Histone H3.3 chaperone HIRA renders stress‐responsive genes poised for prospective lethal stresses in acquired tolerance

• Published in: Genes to cells : devoted to molecular & cellular mechanisms Vol. 29; no. 9; pp. 722 - 734
• Main Authors: Nagagaki, Yoshikazu, Kozakura, Yuji, Mahandaran, Theventhiran, Fumoto, Yukiko, Nakato, Ryuichiro, Shirahige, Katsuhiko, Ishikawa, Fuyuki
• Format: Journal Article
• Language: English
• Published: England Wiley Subscription Services, Inc 01.09.2024; John Wiley and Sons Inc
• Subjects: Acetylation; acquired tolerance; Chromatin; Chromatin remodeling; Diploids; heat shock protein; Heat stress; HIRA; histone chaperone; Histone H3; histone H3.3; Histones; Hormesis; Hsp70 protein; Methylation; Original; stress response; Temperature effects; HIRA; stress response; heat shock protein; histone H3.3; acquired tolerance; hormesis; histone chaperone; Chromatin remodeling
• ISSN: 1356-9597; 1365-2443; 1365-2443
• DOI: 10.1111/gtc.13140

Appropriate responses to environmental challenges are imperative for the survival of all living organisms. Exposure to low‐dose stresses is recognized to yield increased cellular fitness, a phenomenon termed hormesis. However, our molecular understanding of how cells respond to low‐dose stress remains profoundly limited. Here we report that histone variant H3.3‐specific chaperone, HIRA, is required for acquired tolerance, where low‐dose heat stress exposure confers resistance to subsequent lethal heat stress. We found that human HIRA activates stress‐responsive genes, including HSP70, by depositing histone H3.3 following low‐dose stresses. These genes are also marked with histone H3 Lys‐4 trimethylation and H3 Lys‐9 acetylation, both active chromatin markers. Moreover, depletion of HIRA greatly diminished acquired tolerance, both in normal diploid fibroblasts and in HeLa cells. Collectively, our study revealed that HIRA is required for eliciting adaptive stress responses under environmental fluctuations and is a master regulator of stress tolerance.

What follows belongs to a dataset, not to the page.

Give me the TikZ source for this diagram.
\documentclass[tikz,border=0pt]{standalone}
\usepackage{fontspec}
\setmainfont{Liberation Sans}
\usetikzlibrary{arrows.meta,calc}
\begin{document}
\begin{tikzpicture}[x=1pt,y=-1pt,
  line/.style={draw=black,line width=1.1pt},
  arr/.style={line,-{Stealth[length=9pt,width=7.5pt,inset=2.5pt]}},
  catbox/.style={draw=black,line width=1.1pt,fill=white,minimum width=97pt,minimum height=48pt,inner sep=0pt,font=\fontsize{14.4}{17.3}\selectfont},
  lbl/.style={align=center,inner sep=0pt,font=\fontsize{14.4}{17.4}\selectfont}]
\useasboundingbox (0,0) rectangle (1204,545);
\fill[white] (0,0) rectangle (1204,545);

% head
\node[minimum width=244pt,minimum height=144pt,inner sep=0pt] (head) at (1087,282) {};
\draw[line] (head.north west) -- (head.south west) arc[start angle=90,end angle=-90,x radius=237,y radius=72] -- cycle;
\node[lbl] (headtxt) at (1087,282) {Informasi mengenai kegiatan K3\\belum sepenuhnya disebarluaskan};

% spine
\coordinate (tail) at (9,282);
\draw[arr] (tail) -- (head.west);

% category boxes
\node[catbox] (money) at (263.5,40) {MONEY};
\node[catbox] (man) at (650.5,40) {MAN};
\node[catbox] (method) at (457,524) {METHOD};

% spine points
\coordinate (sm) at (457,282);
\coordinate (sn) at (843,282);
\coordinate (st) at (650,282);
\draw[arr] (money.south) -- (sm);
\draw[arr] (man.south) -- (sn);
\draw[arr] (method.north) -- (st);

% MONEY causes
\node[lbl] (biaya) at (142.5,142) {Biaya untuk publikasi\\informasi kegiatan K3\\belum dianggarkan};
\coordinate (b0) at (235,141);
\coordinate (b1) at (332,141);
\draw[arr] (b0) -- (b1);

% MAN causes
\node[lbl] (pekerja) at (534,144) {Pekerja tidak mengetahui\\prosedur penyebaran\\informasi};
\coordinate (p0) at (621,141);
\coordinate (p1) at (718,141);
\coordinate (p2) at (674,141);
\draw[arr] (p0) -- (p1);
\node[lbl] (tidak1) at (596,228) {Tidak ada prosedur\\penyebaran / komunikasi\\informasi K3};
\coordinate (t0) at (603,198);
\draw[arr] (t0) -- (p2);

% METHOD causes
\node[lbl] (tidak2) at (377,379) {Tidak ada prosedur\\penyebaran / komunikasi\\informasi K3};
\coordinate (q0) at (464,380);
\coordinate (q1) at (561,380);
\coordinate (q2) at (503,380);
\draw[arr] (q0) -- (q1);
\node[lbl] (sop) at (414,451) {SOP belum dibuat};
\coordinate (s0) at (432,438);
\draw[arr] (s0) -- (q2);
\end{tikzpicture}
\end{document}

All living organisms experience ever‐fluctuating environments in the wildlife. We know little about how cells molecularly respond to sublethal mild stresses. In this study, we have demonstrated that mild heat stress render stress‐responsive genes poised for prospective severe heat stress in a histone H3.3 chaperone HIRA‐dependent manner (acquired tolerance, a form of hormesis).